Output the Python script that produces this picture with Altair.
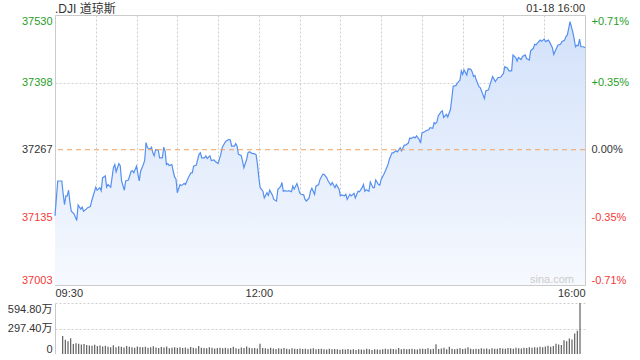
import altair as alt
import pandas as pd

# ---------------- data ----------------
title_left = ".DJI 道琼斯"
title_right = "01-18 16:00"
watermark = "sina.com"
prev_close = 37267

# minutes after 09:30 and index level
minutes = [0, 2, 5, 6, 7, 8, 9, 10, 11, 12, 14, 16, 17, 19, 20, 21, 23, 24, 26, 27,
           29, 30, 31, 33, 34, 35, 37, 38, 39, 41, 43, 44, 45, 47, 48, 49, 51, 52, 54, 56,
           57, 58, 60, 61, 62, 63, 65, 66, 67, 68, 70, 71, 72, 73, 74, 76, 77, 79, 80, 81,
           82, 83, 84, 86, 87, 88, 89, 90, 92, 93, 95, 96, 98, 100, 101, 102, 104, 105, 106, 107,
           108, 110, 111, 112, 114, 115, 117, 118, 120, 122, 123, 125, 126, 128, 129, 130, 132, 133, 134, 135,
           137, 138, 139, 141, 142, 143, 145, 147, 148, 149, 150, 151, 153, 154, 156, 157, 158, 160, 161, 163,
           164, 166, 167, 168, 169, 171, 172, 174, 175, 176, 178, 179, 180, 181, 183, 184, 185, 187, 188, 189,
           191, 192, 194, 195, 197, 198, 200, 201, 203, 204, 206, 207, 209, 210, 211, 213, 214, 215, 217, 218,
           220, 221, 223, 224, 226, 227, 228, 229, 231, 232, 234, 235, 236, 238, 239, 240, 242, 243, 245, 246,
           248, 249, 251, 252, 254, 255, 257, 258, 260, 261, 262, 264, 265, 266, 268, 269, 270, 272, 273, 275,
           276, 278, 279, 280, 281, 282, 284, 285, 286, 288, 289, 291, 292, 293, 295, 296, 298, 299, 300, 301,
           303, 304, 306, 307, 308, 309, 310, 312, 313, 315, 316, 317, 319, 320, 322, 323, 324, 326, 327, 328,
           330, 331, 333, 334, 336, 337, 339, 340, 341, 343, 344, 346, 347, 349, 350, 352, 353, 354, 355, 357,
           358, 360, 361, 363, 364, 366, 367, 369, 370, 372, 373, 375, 376, 377, 378, 379, 380, 381, 382, 383,
           384, 385, 386, 387, 389, 390]
prices = [37138, 37206, 37206, 37181, 37160, 37177, 37177, 37188, 37164, 37147, 37142, 37129, 37159, 37151, 37155, 37147, 37151, 37154, 37156, 37167,
          37185, 37194, 37188, 37193, 37187, 37212, 37216, 37194, 37199, 37194, 37232, 37238, 37224, 37240, 37236, 37206, 37188, 37206, 37208, 37225,
          37226, 37222, 37235, 37220, 37206, 37225, 37238, 37246, 37281, 37271, 37268, 37272, 37261, 37255, 37267, 37266, 37251, 37251, 37272, 37264,
          37238, 37240, 37236, 37238, 37225, 37214, 37210, 37183, 37199, 37197, 37201, 37199, 37212, 37222, 37222, 37235, 37237, 37248, 37258, 37261,
          37251, 37251, 37255, 37250, 37255, 37246, 37247, 37244, 37240, 37258, 37271, 37281, 37284, 37287, 37286, 37274, 37274, 37279, 37274, 37258,
          37256, 37245, 37232, 37248, 37261, 37263, 37260, 37259, 37257, 37238, 37212, 37193, 37186, 37173, 37183, 37178, 37188, 37178, 37170, 37167,
          37190, 37195, 37203, 37186, 37187, 37186, 37187, 37185, 37196, 37190, 37201, 37193, 37183, 37180, 37179, 37170, 37167, 37173, 37186, 37192,
          37180, 37196, 37199, 37209, 37219, 37219, 37212, 37206, 37198, 37203, 37193, 37199, 37190, 37177, 37179, 37177, 37180, 37170, 37180, 37177,
          37182, 37173, 37186, 37185, 37193, 37199, 37186, 37189, 37186, 37204, 37193, 37193, 37208, 37199, 37198, 37209, 37219, 37225, 37238, 37248,
          37261, 37261, 37265, 37263, 37271, 37265, 37276, 37276, 37280, 37290, 37289, 37292, 37290, 37294, 37287, 37280, 37300, 37302, 37304, 37306,
          37310, 37309, 37320, 37318, 37321, 37333, 37341, 37343, 37330, 37336, 37331, 37346, 37367, 37391, 37392, 37397, 37403, 37421, 37414, 37423,
          37413, 37425, 37424, 37419, 37410, 37412, 37403, 37390, 37388, 37374, 37367, 37382, 37384, 37393, 37410, 37405, 37400, 37408, 37408, 37409,
          37416, 37429, 37426, 37421, 37421, 37452, 37447, 37440, 37447, 37443, 37449, 37452, 37445, 37442, 37460, 37465, 37473, 37472, 37475, 37481,
          37479, 37483, 37478, 37481, 37477, 37466, 37453, 37465, 37471, 37473, 37478, 37481, 37488, 37491, 37504, 37517, 37507, 37497, 37484, 37468,
          37471, 37470, 37483, 37468, 37468, 37466]

# volume in 万 (10k shares), one bar every two minutes
vol_minutes = list(range(2, 391, 2))
volumes = [210, 165, 150, 185, 118, 125, 120, 112, 118, 105, 100, 95, 108, 92, 98,
           88, 95, 85, 80, 102, 78, 90, 84, 76, 92, 85, 80, 74, 88, 82,
           78, 85, 72, 80, 90, 76, 70, 82, 75, 88, 68, 74, 80, 72, 78,
           70, 76, 65, 82, 72, 68, 92, 74, 70, 66, 78, 72, 64, 70, 74,
           68, 72, 64, 70, 84, 66, 62, 76, 70, 88, 72, 66, 70, 64, 120,
           70, 66, 62, 72, 64, 58, 68, 62, 70, 60, 56, 66, 62, 58, 64,
           58, 62, 55, 60, 66, 54, 58, 62, 56, 52, 60, 55, 58, 54, 50,
           55, 52, 58, 50, 54, 48, 56, 52, 50, 62, 54, 48, 56, 52, 50,
           54, 60, 56, 62, 58, 52, 70, 56, 60, 54, 58, 62, 56, 52, 60,
           62, 58, 68, 55, 60, 115, 58, 64, 72, 56, 85, 60, 54, 62, 66,
           58, 64, 78, 60, 56, 62, 58, 66, 60, 64, 56, 68, 62, 60, 70,
           64, 62, 70, 66, 60, 72, 68, 64, 74, 70, 78, 72, 80, 76, 84,
           80, 88, 96, 84, 92, 120, 110, 105, 160, 150, 180, 170, 240, 270, 594.8]

price_ticks = [37003, 37135, 37267, 37398, 37530]
pct_labels = ["-0.71%", "-0.35%", "0.00%", "+0.35%", "+0.71%"]
time_ticks = list(range(0, 391, 30))
time_label_values = [0, 150, 390]
time_label_text = ["09:30", "12:00", "16:00"]
vol_ticks = [0, 297.4, 594.8]
vol_labels = ["0", "297.40万", "594.80万"]

# ---------------- style ----------------
FONT = "Liberation Sans, Noto Sans CJK SC, sans-serif"
GREEN = "#1f9e1f"
RED = "#f23a3a"
DARK = "#333333"
GRID = "#cfcfcf"
BORDER = "#c8c8c8"
LINE = "#5590f0"

price_df = pd.DataFrame({"minute": minutes, "price": prices})
vol_df = pd.DataFrame({"minute": vol_minutes, "volume": volumes})

time_expr = " : ".join(
    f"datum.value == {v} ? '{t}'" for v, t in zip(time_label_values, time_label_text)
) + " : ''"
pct_expr = " : ".join(
    f"datum.value == {v} ? '{t}'" for v, t in zip(price_ticks, pct_labels)
) + " : ''"
vol_expr = " : ".join(
    f"datum.value == {v} ? '{t}'" for v, t in zip(vol_ticks, vol_labels)
) + " : ''"

label_color = {
    "condition": [
        {"test": f"datum.value > {prev_close}", "value": GREEN},
        {"test": f"datum.value < {prev_close}", "value": RED},
    ],
    "value": DARK,
}

price_scale = alt.Scale(domain=[price_ticks[0], price_ticks[-1]], nice=False, zero=False)

x_enc = alt.X(
    "minute:Q",
    scale=alt.Scale(domain=[0, 390], nice=False, zero=False),
    axis=alt.Axis(
        values=time_ticks, labelExpr=time_expr, grid=True, gridColor=GRID,
        gridDash=[2, 2], ticks=False, domain=False, labelFlush=True,
        labelPadding=2, labelColor=DARK, labelFontSize=11, labelFont=FONT,
        title=None,
    ),
)
y_enc = alt.Y(
    "price:Q",
    scale=price_scale,
    axis=alt.Axis(
        values=price_ticks, orient="left", grid=True, gridColor=GRID,
        gridDash=[2, 2],
        gridOpacity={"condition": {"test": f"datum.value == {prev_close}", "value": 0}, "value": 1},
        ticks=False, domain=False, labelFlush=True, labelPadding=3,
        labelColor=label_color, labelFontSize=11, labelFont=FONT,
        minExtent=49, maxExtent=49, title=None, format="d",
    ),
)

base = alt.Chart(price_df).encode(x=x_enc, y=y_enc)

area = base.mark_area(
    clip=True,
    color=alt.Gradient(
        gradient="linear",
        stops=[alt.GradientStop(color="#f6f9fe", offset=0),
               alt.GradientStop(color="#d2e1fa", offset=1)],
        x1=1, x2=1, y1=1, y2=0,
    ),
).encode(y2=alt.Y2Datum(price_ticks[0]))
line = base.mark_line(color=LINE, strokeWidth=1.2)

t_left = alt.Chart(pd.DataFrame({"t": [title_left]})).mark_text(
    align="left", baseline="middle", font=FONT, fontSize=12, color=DARK
).encode(x=alt.value(0), y=alt.value(-6), text="t:N")
t_right = alt.Chart(pd.DataFrame({"t": [title_right]})).mark_text(
    align="right", baseline="middle", font=FONT, fontSize=11, color=DARK
).encode(x=alt.value(530), y=alt.value(-6), text="t:N")
t_mark = alt.Chart(pd.DataFrame({"t": [watermark]})).mark_text(
    align="right", baseline="middle", font=FONT, fontSize=11, color="#cccccc"
).encode(x=alt.value(519), y=alt.value(265), text="t:N")

inner = alt.layer(area, line, t_left, t_right, t_mark)

rule = alt.Chart(pd.DataFrame({"price": [prev_close]})).mark_rule(
    color="#f0a060", strokeDash=[5, 4], strokeWidth=1
).encode(
    y=alt.Y(
        "price:Q",
        scale=price_scale,
        axis=alt.Axis(
            values=price_ticks, orient="right", labelExpr=pct_expr, grid=False,
            ticks=False, domain=False, labelFlush=True, labelPadding=6,
            labelColor=label_color, labelFontSize=11, labelFont=FONT, title=None,
        ),
    )
)

price_chart = alt.layer(inner, rule).resolve_scale(y="independent").properties(
    width=530, height=270,
    view=alt.ViewBackground(stroke=BORDER, strokeWidth=1),
)

vol_chart = alt.Chart(vol_df).mark_bar(size=1.2, color="#5f5f5f").encode(
    x=alt.X("minute:Q", scale=alt.Scale(domain=[0, 390], nice=False, zero=False), axis=None),
    y=alt.Y(
        "volume:Q",
        scale=alt.Scale(domain=[0, vol_ticks[-1]], nice=False),
        axis=alt.Axis(
            values=vol_ticks, labelExpr=vol_expr, grid=True, gridColor=GRID,
            gridDash=[2, 2],
            gridOpacity={"condition": {"test": "datum.value == 0", "value": 0}, "value": 1},
            ticks=False, domain=True, domainColor=BORDER, labelFlush=True,
            labelPadding=3, labelColor=DARK, labelFontSize=11, labelFont=FONT,
            minExtent=49, maxExtent=49, title=None,
        ),
    ),
).properties(width=530, height=51, view=alt.ViewBackground(strokeOpacity=0))

chart = alt.vconcat(price_chart, vol_chart, spacing=4).properties(
    padding={"left": 5, "top": 2, "right": 5, "bottom": 0},
    background="white",
)

chart.save("out.html", embed_options={"renderer": "svg", "actions": False})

● ● ● ● ●

▸ INSTRUCTIONS FOR THE TASK: Transcribe the opening line of the listing above, please, and every line after it through the line with "prev_close = 37267", word for word, without pictures.

▸ TASK SOLUTION:
Output the Python script that produces this picture with Altair.
import altair as alt
import pandas as pd

# ---------------- data ----------------
title_left = ".DJI 道琼斯"
title_right = "01-18 16:00"
watermark = "sina.com"
prev_close = 37267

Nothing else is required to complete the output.